Philippines not told of battleship Musashi search

Kyodo News

Posted at Mar 06 2015 07:22 PM | Updated as of Mar 08 2015 04:49 PM

MANILA - The Philippine provincial government having jurisdiction over the Sibuyan Sea where the wreckage of World War II-era Japanese battleship Musashi was discovered this week by a private exploration team was not aware of the search effort, its top official said Friday.

Romblon Gov. Eduardo Firmalo said that while his province welcomes the recent discovery of the Musashi by U.S. billionaire Paul Allen and his team, he pointed out that the provincial government was not informed of the presence of Allen's yacht, M/Y Octopus, and his team in the Sibuyan Sea.

"Claiming that they have been searching for Musashi for more than eight years, there has been no information shared nor coordination with the local authorities," Firmalo said in a statement.

"We have known that even the Philippine Coast Guard and the Philippine Navy were also unaware about the exploration conducted," he added.

A Coast Guard officer in the area told Kyodo News that foreign-owned vessels need clearance from the Philippine Foreign Affairs Department, the Customs Bureau, as well as the Immigration Bureau for its crew if they enter Philippine waters. The Coast Guard must also be notified about the entry.

Any exploration activity, meanwhile, also requires a permit from the National Museum, which can only be granted to Philippine-based entities.

Allen's camp has yet to issue a statement about the matter.
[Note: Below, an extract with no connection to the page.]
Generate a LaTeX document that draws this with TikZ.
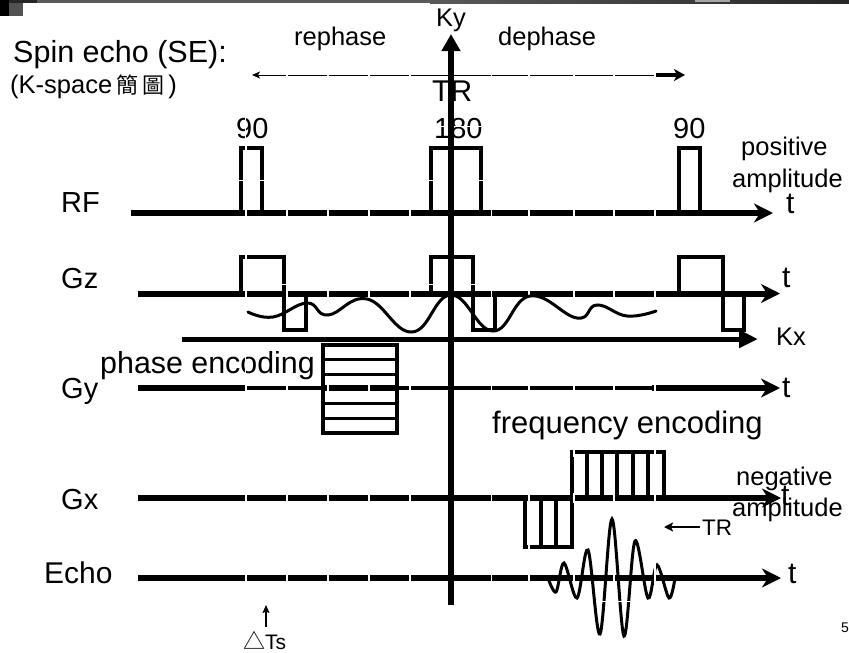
\documentclass[tikz,border=0pt]{standalone}
\usepackage{fontspec}
\setmainfont{Liberation Sans}
\newfontfamily\cjk{Noto Sans CJK TC}
\usetikzlibrary{arrows.meta}
\tikzset{
  lbl/.style={inner sep=0pt,anchor=base west,text=black},
  sA/.style={lbl,font=\fontsize{25.5}{28}\selectfont},
  sB/.style={lbl,font=\fontsize{30}{32}\selectfont},
  sC/.style={lbl,font=\fontsize{29}{32}\selectfont},
  axisline/.style={line width=6pt,-{Stealth[length=19pt,width=19pt,inset=6pt]}},
  plainaxis/.style={line width=6pt},
  pulse/.style={line width=4pt,miter limit=10},
  gap/.style={white,line width=1.3pt},
  wave/.style={line width=3pt,line cap=round},
  thinhor/.style={white,line width=.9pt}
}
\definecolor{barmid}{HTML}{5A5A5A}
\begin{document}
\begin{tikzpicture}[x=1pt,y=-1pt]
\useasboundingbox (0,0) rectangle (849,653);
\clip (0,0) rectangle (849,653);
% coordinates
\coordinate (rfA) at (131,213);   \coordinate (rfB) at (773,213);
\coordinate (gzA) at (138,293.5); \coordinate (gzB) at (780,293.5);
\coordinate (kxA) at (182,339);   \coordinate (kxB) at (758,339);
\coordinate (gyA) at (138,388);   \coordinate (gyM) at (246,388); \coordinate (gyN) at (652,388); \coordinate (gyB) at (780,388);
\coordinate (gxA) at (138,498);   \coordinate (gxB) at (781,498);
\coordinate (ecA) at (138,578);   \coordinate (ecB) at (781,578);
\coordinate (kyA) at (451,605);   \coordinate (kyB) at (451,34);
\coordinate (phL) at (252,75);    \coordinate (phM) at (655,75); \coordinate (phR) at (685,75);
\coordinate (tsA) at (266,627);   \coordinate (tsB) at (266,605);
\coordinate (trA) at (700,527);   \coordinate (trB) at (664,527);
% top bar
\fill[barmid] (0,0) rectangle (430,3);
\shade[left color=barmid,right color=black!85] (430,0) rectangle (849,3);
\fill[black!85] (0,0) rectangle (37,3);
\fill[black] (0,0) rectangle (9,16);
\fill[black!68] (9,3) rectangle (23,16);
\fill[black!35] (695,0) rectangle (730,2);
% phase arrows
\draw[line width=1pt,-{Stealth[length=8pt,width=7pt,inset=2pt]}] (phM) -- (phL);
\draw[line width=3.5pt,-{Stealth[length=11pt,width=12pt,inset=3pt]}] (phM) -- (phR);
% axes
\draw[axisline] (rfA) -- (rfB);
\draw[axisline] (gzA) -- (gzB);
\draw[line width=5pt,-{Stealth[length=19pt,width=17pt,inset=0pt]}] (kxA) -- (kxB);
\draw[plainaxis] (gyA) -- (gyM);
\draw[line width=3.6pt] (gyM) -- (gyN);
\draw[axisline] (gyN) -- (gyB);
\draw[axisline] (gxA) -- (gxB);
\draw[axisline] (ecA) -- (ecB);
% RF pulses
\draw[pulse] (241,213) |- (262,147.5) -- (262,213);
\draw[pulse] (431,213) |- (481,147.5) -- (481,213);
\draw[pulse] (679,213) |- (700,147.5) -- (700,213);
% Gz pulses
\draw[pulse] (241,293.5) |- (284,257) -- (284,330) -| (306,293.5);
\draw[pulse] (431,293.5) |- (473,257) -- (473,330) -| (495,293.5);
\draw[pulse] (679,293.5) |- (723,257) -- (723,330) -| (744,293.5);
% Gy table
\draw[pulse] (323,345) rectangle (397,433);
\foreach \yy in {359,374,403,418} \draw[line width=3pt] (323,\yy) -- (397,\yy);
\draw[line width=5.5pt] (323,388) -- (397,388);
% Gx lobes
\draw[pulse] (525,498) |- (572,546.5) -- (572,498);
\foreach \xx in {541,556} \draw[line width=4pt] (\xx,498) -- (\xx,546);
\draw[pulse] (572,498) |- (664,452) -- (664,498);
\foreach \xx in {587,602,617,633,648} \draw[line width=4pt] (\xx,498) -- (\xx,452);
% dash gaps
\foreach \yy/\hh in {75/3,213/5,293.5/5,388/5,498/5,578/5}{
  \draw[white,line width=2.6pt] (246,\yy-\hh) -- (246,\yy+\hh);
  \foreach \xx in {287,328,369,410,491.5,529,574,614}
    \draw[gap] (\xx,\yy-\hh) -- (\xx,\yy+\hh);
  \draw[white,line width=2.6pt] (655,\yy-\hh) -- (655,\yy+\hh);
}
\draw[white,line width=2.6pt] (246,142) -- (246,153);
\draw[white,line width=2.6pt] (246,252) -- (246,262);
\draw[white,line width=2.6pt] (655,447) -- (655,457);
\draw[white,line width=2.2pt] (574,447) -- (574,457);
\draw[gap] (529,542) -- (529,551);
\draw[thinhor] (238,180) -- (265,180);
\draw[thinhor] (428,180) -- (484,180);
\draw[thinhor] (281,284.5) -- (287,284.5);
\draw[thinhor] (428,284.5) -- (434,284.5);
\draw[thinhor] (470,284.5) -- (476,284.5);
% k-space curve
\draw[wave] plot[smooth,tension=.75] coordinates {(248,312) (273,317) (307,303) (328,315) (367,299) (412,332) (451,295) (493,331) (530,296) (577,318) (597,305) (627,316) (656,311)};
% echo
\draw[wave] plot[smooth,tension=.55] coordinates {(548,578) (556,592) (564,563) (577,598) (588,550) (600,634) (612,519) (624,636) (635,541) (648,598) (657,565) (669,598) (675,578)};
\draw[white,line width=2pt] (655,555) -- (655,600);
\draw[thinhor] (596,601) -- (630,601);
% small arrows
\draw[line width=1.5pt,-{Stealth[length=8pt,width=7pt,inset=1.5pt]}] (tsA) -- (tsB);
\draw[line width=2.2pt,-{Stealth[length=9pt,width=9pt,inset=2pt]}] (trA) -- (trB);
% texts
\node[lbl,font=\fontsize{30.5}{32}\selectfont] (spin) at (13,62) {Spin echo (SE):};
\node[sA] (ksp) at (10,93) {(K-space\,{\cjk\fontsize{22}{24}\selectfont 簡\,圖}\,)};
\node[sA] (reph) at (294,45) {rephase};
\node[sA] (deph) at (498,45) {dephase};
\node[sA] (ky) at (436,27) {Ky};
\node[sB] (trtop) at (432,101) {TR};
\node[sC] (n90a) at (236,138) {90};
\node[sC] (n180) at (434,138) {180};
\node[sC] (n90b) at (673,138) {90};
\node[sA] (pos) at (741,155) {positive};
\node[sA] (ampA) at (732,187) {amplitude};
\node[sB] (tA) at (786,213) {t};
\node[sC] (rf) at (61,212) {RF};
\node[sC] (gz) at (61,288) {Gz};
\node[sC] (gy) at (61,398) {Gy};
\node[sC] (gx) at (61,509) {Gx};
\node[sB] (echo) at (44,583) {Echo};
\node[sB] (tB) at (782,287) {t};
\node[sA] (kx) at (776,345) {Kx};
\node[sB] (tC) at (782,397) {t};
\node[lbl,font=\fontsize{30.4}{32}\selectfont] (phenc) at (100,373) {phase encoding};
\node[lbl,font=\fontsize{31}{32}\selectfont] (frenc) at (492,433) {frequency encoding};
\node[sA] (neg) at (736,485) {negative};
\node[sA] (ampB) at (732,516) {amplitude};
\node[sB] (tD) at (781,505) {t};
\node[lbl,font=\fontsize{22.5}{24}\selectfont] (trlow) at (702,535) {TR};
\node[sB] (tE) at (788,583) {t};
\node[lbl,font=\fontsize{14}{16}\selectfont] (pg) at (841,632) {5};
\node[lbl,font=\fontsize{21}{24}\selectfont] (dts) at (243,649) {{\cjk\fontsize{22}{24}\selectfont △}Ts};
% gap through text and Ky axis
\draw[white,line width=1.3pt] (245.5,112) -- (245.5,140);
\draw[white,line width=1.3pt] (245.5,350) -- (245.5,378);
\draw[thinhor] (434,126) -- (484,126);
\draw[line width=5.5pt,-{Stealth[length=17pt,width=18pt,inset=0pt]}] (kyA) -- (kyB);
\end{tikzpicture}
\end{document}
A press statement posted Wednesday on Allen's official website said that his team of researchers set out to conduct the final phase of their search last month, utilizing a BlueFin-12 Autonomous Underwater Vehicle. The device detected the wreckage of the Musashi on its third dive, and confirmed it later on Monday using a remote operated vehicle equipped with a high-definition camera.

Without specifying the coordinates of the location, Allen said the Musashi was settled at a depth of around 1,000 meters.

As the National Museum of the Philippines commenced efforts to verify the claim, it stressed that "any further activity pertaining" to the shipwreck "shall be governed by established rules and regulations."

"The wreck site of Musashi is considered under Philippine law as an archaeological site," the museum said in a statement Friday.

Assuming the presence of human remains in the wreckage, the museum said its own protocols would also be applied. More than 1,000 Japanese soldiers aboard the ship perished after it was attacked and eventually sunk by U.S. forces on Oct. 24, 1944.

The museum said it had already contacted representatives of Allen and coordinated with the Foreign Affairs Department, Japanese authorities, the Romblon provincial government and the Philippine Coast Guard following the announcement of the wreck's discovery.

"The National Museum is now giving priority to verifying the discovery, obtaining and sharing key information, facilitating the protection and preservation of the site, and formulating appropriate next steps," it said.

Firmalo disclosed that over the years, the province has given significance to the Battle of the Sibuyan Sea, during which the Musashi was sunk by torpedoes and bombs of the U.S. forces, and said that the government had actually declared Oct. 24 as "Battle of Sibuyan Sea Day."

"For years, the province of Romblon, in collaboration with civic organizations and local government units in Tablas and Sibuyan Islands, has been commemorating this event to promote peace, unity and prosperity among Americans, Japanese and Filipinos in remembrance of the fallen soldiers and civilians during the war," he said.

"And there have been initiatives of the private sector, local and national governments to preserve the historical integrity and significance of the Battle of the Sibuyan Sea for all concerned to embrace reconciliation and peace through historical tourism, cultural exchange and international cooperation," he added.

The Musashi, said to be one of the largest battleships in naval history, was sent to participate in the Battle of Leyte to defend Japan's hold on the Philippines against the U.S.-led Allied Forces. Its arrival was detected by American forces, who promptly launched an attack while it was still in the Sibuyan Sea.